━━ SUPPLIED DATA ━━

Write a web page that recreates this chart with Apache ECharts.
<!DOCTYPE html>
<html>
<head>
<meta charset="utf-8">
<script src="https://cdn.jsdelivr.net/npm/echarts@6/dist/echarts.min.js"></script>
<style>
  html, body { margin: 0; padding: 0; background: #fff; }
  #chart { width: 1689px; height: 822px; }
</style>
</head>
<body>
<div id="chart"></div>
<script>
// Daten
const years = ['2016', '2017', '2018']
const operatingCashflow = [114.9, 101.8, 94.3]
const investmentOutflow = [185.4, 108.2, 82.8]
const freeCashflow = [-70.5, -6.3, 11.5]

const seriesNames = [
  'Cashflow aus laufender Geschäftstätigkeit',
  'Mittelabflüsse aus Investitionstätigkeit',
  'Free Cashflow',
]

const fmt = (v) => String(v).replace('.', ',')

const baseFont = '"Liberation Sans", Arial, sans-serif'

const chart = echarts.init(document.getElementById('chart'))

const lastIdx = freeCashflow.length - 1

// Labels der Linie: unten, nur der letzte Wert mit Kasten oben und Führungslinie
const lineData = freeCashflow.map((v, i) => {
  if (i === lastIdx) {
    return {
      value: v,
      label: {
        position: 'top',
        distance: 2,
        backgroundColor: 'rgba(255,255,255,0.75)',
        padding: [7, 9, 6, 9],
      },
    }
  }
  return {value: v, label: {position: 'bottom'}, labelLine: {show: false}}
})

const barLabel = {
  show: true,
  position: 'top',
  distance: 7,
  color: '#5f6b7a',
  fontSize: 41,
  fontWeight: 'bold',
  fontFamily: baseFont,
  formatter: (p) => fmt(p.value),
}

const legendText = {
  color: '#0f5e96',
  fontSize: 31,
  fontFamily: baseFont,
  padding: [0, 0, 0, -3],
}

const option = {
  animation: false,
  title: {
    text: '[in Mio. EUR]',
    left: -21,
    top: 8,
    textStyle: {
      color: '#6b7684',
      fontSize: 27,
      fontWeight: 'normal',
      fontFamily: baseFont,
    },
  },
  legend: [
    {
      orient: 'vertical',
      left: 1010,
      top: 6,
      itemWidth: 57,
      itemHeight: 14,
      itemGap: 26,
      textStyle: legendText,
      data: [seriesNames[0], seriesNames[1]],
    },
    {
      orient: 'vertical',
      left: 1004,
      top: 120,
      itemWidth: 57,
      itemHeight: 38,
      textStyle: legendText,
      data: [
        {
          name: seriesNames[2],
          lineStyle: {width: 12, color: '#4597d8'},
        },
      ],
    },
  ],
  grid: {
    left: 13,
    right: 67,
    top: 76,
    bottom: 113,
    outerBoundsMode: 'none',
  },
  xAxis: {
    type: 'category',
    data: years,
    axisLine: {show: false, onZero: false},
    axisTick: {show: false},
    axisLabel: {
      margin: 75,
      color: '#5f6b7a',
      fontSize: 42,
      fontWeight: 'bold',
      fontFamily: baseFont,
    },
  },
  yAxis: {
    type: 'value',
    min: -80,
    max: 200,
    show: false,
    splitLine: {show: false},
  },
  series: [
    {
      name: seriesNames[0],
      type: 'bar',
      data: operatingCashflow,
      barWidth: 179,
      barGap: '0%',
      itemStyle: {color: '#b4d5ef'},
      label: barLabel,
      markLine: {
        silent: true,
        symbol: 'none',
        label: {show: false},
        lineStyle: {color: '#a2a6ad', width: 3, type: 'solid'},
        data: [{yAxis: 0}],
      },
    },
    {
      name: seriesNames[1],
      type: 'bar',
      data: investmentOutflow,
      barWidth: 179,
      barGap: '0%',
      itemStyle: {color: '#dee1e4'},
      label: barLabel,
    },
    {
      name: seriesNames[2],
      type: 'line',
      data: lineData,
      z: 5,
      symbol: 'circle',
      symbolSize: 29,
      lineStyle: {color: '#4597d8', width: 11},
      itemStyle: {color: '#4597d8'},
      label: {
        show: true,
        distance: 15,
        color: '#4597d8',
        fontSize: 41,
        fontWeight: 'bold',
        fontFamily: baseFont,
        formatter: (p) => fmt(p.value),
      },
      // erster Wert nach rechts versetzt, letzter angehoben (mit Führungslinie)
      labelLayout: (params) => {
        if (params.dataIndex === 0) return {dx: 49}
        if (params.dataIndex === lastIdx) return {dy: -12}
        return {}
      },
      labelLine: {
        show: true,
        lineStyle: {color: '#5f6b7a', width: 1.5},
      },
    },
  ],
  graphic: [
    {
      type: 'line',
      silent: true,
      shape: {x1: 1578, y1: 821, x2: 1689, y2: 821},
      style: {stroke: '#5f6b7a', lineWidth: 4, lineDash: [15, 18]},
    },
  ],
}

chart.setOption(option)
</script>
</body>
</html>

━━━
━━ SUPPLIED DATA ━━

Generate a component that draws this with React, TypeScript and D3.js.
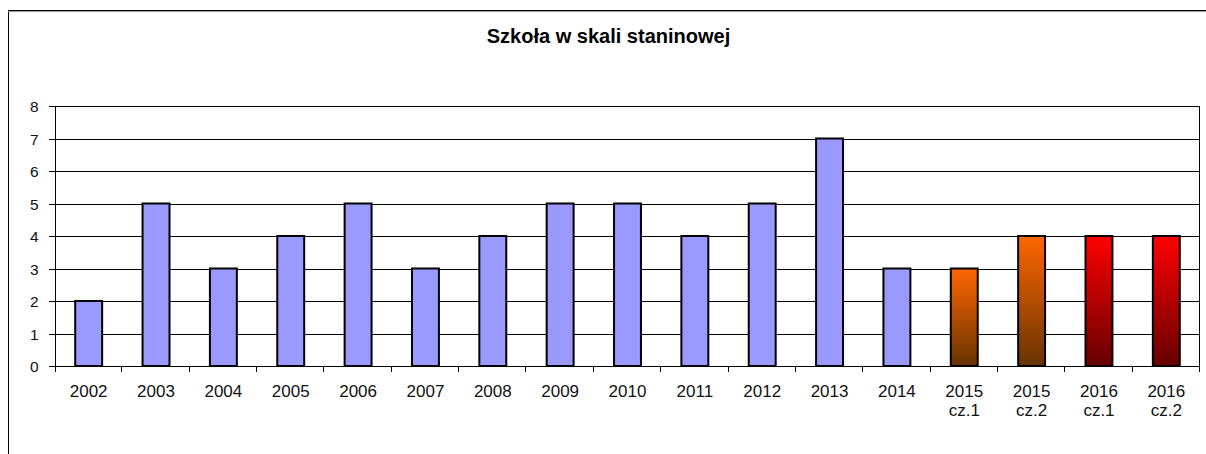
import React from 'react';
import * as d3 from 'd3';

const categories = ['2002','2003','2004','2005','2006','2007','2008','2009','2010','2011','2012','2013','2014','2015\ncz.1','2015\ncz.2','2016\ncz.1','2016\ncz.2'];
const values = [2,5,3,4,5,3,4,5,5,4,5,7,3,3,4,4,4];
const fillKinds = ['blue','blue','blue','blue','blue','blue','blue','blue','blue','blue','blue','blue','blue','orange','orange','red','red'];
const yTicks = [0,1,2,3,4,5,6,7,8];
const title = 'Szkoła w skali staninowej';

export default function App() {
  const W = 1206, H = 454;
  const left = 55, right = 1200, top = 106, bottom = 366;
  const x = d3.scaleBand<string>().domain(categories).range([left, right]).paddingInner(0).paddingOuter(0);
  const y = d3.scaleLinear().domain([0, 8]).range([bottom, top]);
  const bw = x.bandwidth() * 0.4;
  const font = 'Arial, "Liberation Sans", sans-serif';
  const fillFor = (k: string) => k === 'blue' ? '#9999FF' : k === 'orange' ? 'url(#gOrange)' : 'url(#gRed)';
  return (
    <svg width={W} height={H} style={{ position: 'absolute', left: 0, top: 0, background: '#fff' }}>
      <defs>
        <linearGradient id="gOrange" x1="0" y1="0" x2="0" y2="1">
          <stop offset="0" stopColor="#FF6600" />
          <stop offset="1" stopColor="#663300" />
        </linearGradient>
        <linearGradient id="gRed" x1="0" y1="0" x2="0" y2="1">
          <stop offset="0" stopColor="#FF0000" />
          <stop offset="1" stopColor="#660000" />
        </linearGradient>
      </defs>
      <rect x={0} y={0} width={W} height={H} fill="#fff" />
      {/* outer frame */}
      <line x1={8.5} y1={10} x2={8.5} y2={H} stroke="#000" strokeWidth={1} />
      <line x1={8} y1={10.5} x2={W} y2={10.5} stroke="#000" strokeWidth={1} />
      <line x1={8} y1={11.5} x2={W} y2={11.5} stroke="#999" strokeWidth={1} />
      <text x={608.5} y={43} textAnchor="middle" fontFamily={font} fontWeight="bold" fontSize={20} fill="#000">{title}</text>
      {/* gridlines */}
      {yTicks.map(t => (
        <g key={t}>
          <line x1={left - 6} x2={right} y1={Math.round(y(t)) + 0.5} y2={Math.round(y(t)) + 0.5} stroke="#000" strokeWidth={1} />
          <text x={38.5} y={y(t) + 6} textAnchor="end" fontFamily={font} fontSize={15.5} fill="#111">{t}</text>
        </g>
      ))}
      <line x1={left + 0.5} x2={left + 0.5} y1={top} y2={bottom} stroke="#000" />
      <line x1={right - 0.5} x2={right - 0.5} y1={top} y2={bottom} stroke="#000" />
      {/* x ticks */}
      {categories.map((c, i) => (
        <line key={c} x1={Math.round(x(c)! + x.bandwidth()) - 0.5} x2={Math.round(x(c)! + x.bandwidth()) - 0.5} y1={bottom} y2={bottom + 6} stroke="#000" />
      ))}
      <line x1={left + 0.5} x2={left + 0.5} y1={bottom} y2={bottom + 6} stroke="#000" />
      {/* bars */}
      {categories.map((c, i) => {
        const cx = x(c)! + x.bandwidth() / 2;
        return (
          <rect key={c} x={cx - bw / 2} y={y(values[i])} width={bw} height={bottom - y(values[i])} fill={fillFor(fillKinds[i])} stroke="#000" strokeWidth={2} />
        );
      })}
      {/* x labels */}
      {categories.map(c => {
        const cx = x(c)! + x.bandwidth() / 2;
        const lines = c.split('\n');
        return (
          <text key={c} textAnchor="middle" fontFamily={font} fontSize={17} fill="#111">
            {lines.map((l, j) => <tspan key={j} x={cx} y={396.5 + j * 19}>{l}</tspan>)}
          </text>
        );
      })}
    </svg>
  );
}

━━━

Restate word for word the part that opens with the line containing "Generate a component" and closes with the line containing "const title = 'Szkoła w skali staninowej';", both ends included, and nothing else. Omit any images.

Generate a component that draws this with React, TypeScript and D3.js.
import React from 'react';
import * as d3 from 'd3';

const categories = ['2002','2003','2004','2005','2006','2007','2008','2009','2010','2011','2012','2013','2014','2015\ncz.1','2015\ncz.2','2016\ncz.1','2016\ncz.2'];
const values = [2,5,3,4,5,3,4,5,5,4,5,7,3,3,4,4,4];
const fillKinds = ['blue','blue','blue','blue','blue','blue','blue','blue','blue','blue','blue','blue','blue','orange','orange','red','red'];
const yTicks = [0,1,2,3,4,5,6,7,8];
const title = 'Szkoła w skali staninowej';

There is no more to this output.